SHORT PROBLEM:
The exercise asks for every line of the data to be reproduced exactly.

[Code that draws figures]
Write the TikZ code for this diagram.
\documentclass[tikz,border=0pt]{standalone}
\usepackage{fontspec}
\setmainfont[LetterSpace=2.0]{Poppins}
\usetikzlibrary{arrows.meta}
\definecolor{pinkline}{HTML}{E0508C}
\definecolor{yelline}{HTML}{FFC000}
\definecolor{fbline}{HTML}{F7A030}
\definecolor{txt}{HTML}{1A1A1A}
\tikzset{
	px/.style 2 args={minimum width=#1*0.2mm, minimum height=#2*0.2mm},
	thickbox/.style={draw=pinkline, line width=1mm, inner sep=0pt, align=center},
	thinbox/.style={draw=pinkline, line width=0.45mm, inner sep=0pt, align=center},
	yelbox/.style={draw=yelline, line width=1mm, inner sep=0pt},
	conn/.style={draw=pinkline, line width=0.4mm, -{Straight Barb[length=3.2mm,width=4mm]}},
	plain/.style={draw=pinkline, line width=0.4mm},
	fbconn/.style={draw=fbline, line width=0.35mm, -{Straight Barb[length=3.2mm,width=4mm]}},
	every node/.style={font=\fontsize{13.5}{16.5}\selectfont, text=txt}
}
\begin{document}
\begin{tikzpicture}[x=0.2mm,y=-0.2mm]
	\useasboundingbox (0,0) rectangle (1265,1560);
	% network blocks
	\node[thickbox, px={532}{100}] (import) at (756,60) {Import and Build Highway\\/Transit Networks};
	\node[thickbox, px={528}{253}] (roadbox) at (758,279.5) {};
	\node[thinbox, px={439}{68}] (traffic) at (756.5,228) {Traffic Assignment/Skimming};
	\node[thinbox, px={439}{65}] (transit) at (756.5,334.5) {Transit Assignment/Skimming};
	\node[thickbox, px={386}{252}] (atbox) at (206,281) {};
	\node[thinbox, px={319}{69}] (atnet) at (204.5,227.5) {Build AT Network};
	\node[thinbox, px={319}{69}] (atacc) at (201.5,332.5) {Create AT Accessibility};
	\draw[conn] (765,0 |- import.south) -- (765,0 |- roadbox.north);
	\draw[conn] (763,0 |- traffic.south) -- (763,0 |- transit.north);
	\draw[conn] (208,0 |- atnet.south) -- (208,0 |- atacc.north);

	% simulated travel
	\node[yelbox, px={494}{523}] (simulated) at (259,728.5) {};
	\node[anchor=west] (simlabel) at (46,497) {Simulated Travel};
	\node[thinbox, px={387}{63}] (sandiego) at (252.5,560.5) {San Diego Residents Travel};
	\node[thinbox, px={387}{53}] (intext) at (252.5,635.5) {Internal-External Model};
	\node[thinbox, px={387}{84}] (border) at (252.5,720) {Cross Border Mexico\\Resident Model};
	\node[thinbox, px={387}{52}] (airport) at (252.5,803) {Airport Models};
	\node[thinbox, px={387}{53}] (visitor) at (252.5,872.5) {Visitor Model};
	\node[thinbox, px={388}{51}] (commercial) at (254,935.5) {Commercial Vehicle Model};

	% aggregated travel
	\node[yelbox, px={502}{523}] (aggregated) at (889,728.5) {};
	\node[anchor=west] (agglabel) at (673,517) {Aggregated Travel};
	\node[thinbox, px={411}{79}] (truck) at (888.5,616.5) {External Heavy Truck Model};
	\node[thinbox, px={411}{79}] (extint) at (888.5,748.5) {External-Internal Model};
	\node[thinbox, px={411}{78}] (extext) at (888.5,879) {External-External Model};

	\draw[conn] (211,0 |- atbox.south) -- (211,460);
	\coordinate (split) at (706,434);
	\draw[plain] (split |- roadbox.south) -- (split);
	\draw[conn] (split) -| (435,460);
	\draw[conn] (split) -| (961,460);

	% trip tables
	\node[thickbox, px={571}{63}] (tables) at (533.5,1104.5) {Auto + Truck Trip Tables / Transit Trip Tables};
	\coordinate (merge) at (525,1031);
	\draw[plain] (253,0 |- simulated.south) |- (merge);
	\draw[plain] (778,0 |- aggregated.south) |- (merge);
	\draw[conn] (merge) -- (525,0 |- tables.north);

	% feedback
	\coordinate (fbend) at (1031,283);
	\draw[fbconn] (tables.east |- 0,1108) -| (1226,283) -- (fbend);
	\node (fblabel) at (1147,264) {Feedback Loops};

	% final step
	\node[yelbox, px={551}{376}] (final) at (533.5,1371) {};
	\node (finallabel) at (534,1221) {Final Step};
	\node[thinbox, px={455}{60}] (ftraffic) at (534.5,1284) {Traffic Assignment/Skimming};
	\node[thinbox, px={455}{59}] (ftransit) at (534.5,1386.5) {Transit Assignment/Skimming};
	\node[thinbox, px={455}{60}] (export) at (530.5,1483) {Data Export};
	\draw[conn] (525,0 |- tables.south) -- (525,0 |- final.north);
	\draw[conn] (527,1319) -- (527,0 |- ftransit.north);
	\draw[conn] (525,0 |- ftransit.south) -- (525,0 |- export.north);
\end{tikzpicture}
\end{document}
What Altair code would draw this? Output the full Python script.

FINISHED ANSWER:
Write the TikZ code for this diagram.
\documentclass[tikz,border=0pt]{standalone}
\usepackage{fontspec}
\setmainfont[LetterSpace=2.0]{Poppins}
\usetikzlibrary{arrows.meta}
\definecolor{pinkline}{HTML}{E0508C}
\definecolor{yelline}{HTML}{FFC000}
\definecolor{fbline}{HTML}{F7A030}
\definecolor{txt}{HTML}{1A1A1A}
\tikzset{
	px/.style 2 args={minimum width=#1*0.2mm, minimum height=#2*0.2mm},
	thickbox/.style={draw=pinkline, line width=1mm, inner sep=0pt, align=center},
	thinbox/.style={draw=pinkline, line width=0.45mm, inner sep=0pt, align=center},
	yelbox/.style={draw=yelline, line width=1mm, inner sep=0pt},
	conn/.style={draw=pinkline, line width=0.4mm, -{Straight Barb[length=3.2mm,width=4mm]}},
	plain/.style={draw=pinkline, line width=0.4mm},
	fbconn/.style={draw=fbline, line width=0.35mm, -{Straight Barb[length=3.2mm,width=4mm]}},
	every node/.style={font=\fontsize{13.5}{16.5}\selectfont, text=txt}
}
\begin{document}
\begin{tikzpicture}[x=0.2mm,y=-0.2mm]
	\useasboundingbox (0,0) rectangle (1265,1560);
	% network blocks
	\node[thickbox, px={532}{100}] (import) at (756,60) {Import and Build Highway\\/Transit Networks};
	\node[thickbox, px={528}{253}] (roadbox) at (758,279.5) {};
	\node[thinbox, px={439}{68}] (traffic) at (756.5,228) {Traffic Assignment/Skimming};
	\node[thinbox, px={439}{65}] (transit) at (756.5,334.5) {Transit Assignment/Skimming};
	\node[thickbox, px={386}{252}] (atbox) at (206,281) {};
	\node[thinbox, px={319}{69}] (atnet) at (204.5,227.5) {Build AT Network};
	\node[thinbox, px={319}{69}] (atacc) at (201.5,332.5) {Create AT Accessibility};
	\draw[conn] (765,0 |- import.south) -- (765,0 |- roadbox.north);
	\draw[conn] (763,0 |- traffic.south) -- (763,0 |- transit.north);
	\draw[conn] (208,0 |- atnet.south) -- (208,0 |- atacc.north);

	% simulated travel
	\node[yelbox, px={494}{523}] (simulated) at (259,728.5) {};
	\node[anchor=west] (simlabel) at (46,497) {Simulated Travel};
	\node[thinbox, px={387}{63}] (sandiego) at (252.5,560.5) {San Diego Residents Travel};
	\node[thinbox, px={387}{53}] (intext) at (252.5,635.5) {Internal-External Model};
	\node[thinbox, px={387}{84}] (border) at (252.5,720) {Cross Border Mexico\\Resident Model};
	\node[thinbox, px={387}{52}] (airport) at (252.5,803) {Airport Models};
	\node[thinbox, px={387}{53}] (visitor) at (252.5,872.5) {Visitor Model};
	\node[thinbox, px={388}{51}] (commercial) at (254,935.5) {Commercial Vehicle Model};

	% aggregated travel
	\node[yelbox, px={502}{523}] (aggregated) at (889,728.5) {};
	\node[anchor=west] (agglabel) at (673,517) {Aggregated Travel};
	\node[thinbox, px={411}{79}] (truck) at (888.5,616.5) {External Heavy Truck Model};
	\node[thinbox, px={411}{79}] (extint) at (888.5,748.5) {External-Internal Model};
	\node[thinbox, px={411}{78}] (extext) at (888.5,879) {External-External Model};

	\draw[conn] (211,0 |- atbox.south) -- (211,460);
	\coordinate (split) at (706,434);
	\draw[plain] (split |- roadbox.south) -- (split);
	\draw[conn] (split) -| (435,460);
	\draw[conn] (split) -| (961,460);

	% trip tables
	\node[thickbox, px={571}{63}] (tables) at (533.5,1104.5) {Auto + Truck Trip Tables / Transit Trip Tables};
	\coordinate (merge) at (525,1031);
	\draw[plain] (253,0 |- simulated.south) |- (merge);
	\draw[plain] (778,0 |- aggregated.south) |- (merge);
	\draw[conn] (merge) -- (525,0 |- tables.north);

	% feedback
	\coordinate (fbend) at (1031,283);
	\draw[fbconn] (tables.east |- 0,1108) -| (1226,283) -- (fbend);
	\node (fblabel) at (1147,264) {Feedback Loops};

	% final step
	\node[yelbox, px={551}{376}] (final) at (533.5,1371) {};
	\node (finallabel) at (534,1221) {Final Step};
	\node[thinbox, px={455}{60}] (ftraffic) at (534.5,1284) {Traffic Assignment/Skimming};
	\node[thinbox, px={455}{59}] (ftransit) at (534.5,1386.5) {Transit Assignment/Skimming};
	\node[thinbox, px={455}{60}] (export) at (530.5,1483) {Data Export};
	\draw[conn] (525,0 |- tables.south) -- (525,0 |- final.north);
	\draw[conn] (527,1319) -- (527,0 |- ftransit.north);
	\draw[conn] (525,0 |- ftransit.south) -- (525,0 |- export.north);
\end{tikzpicture}
\end{document}
What Altair code would draw this? Output the full Python script.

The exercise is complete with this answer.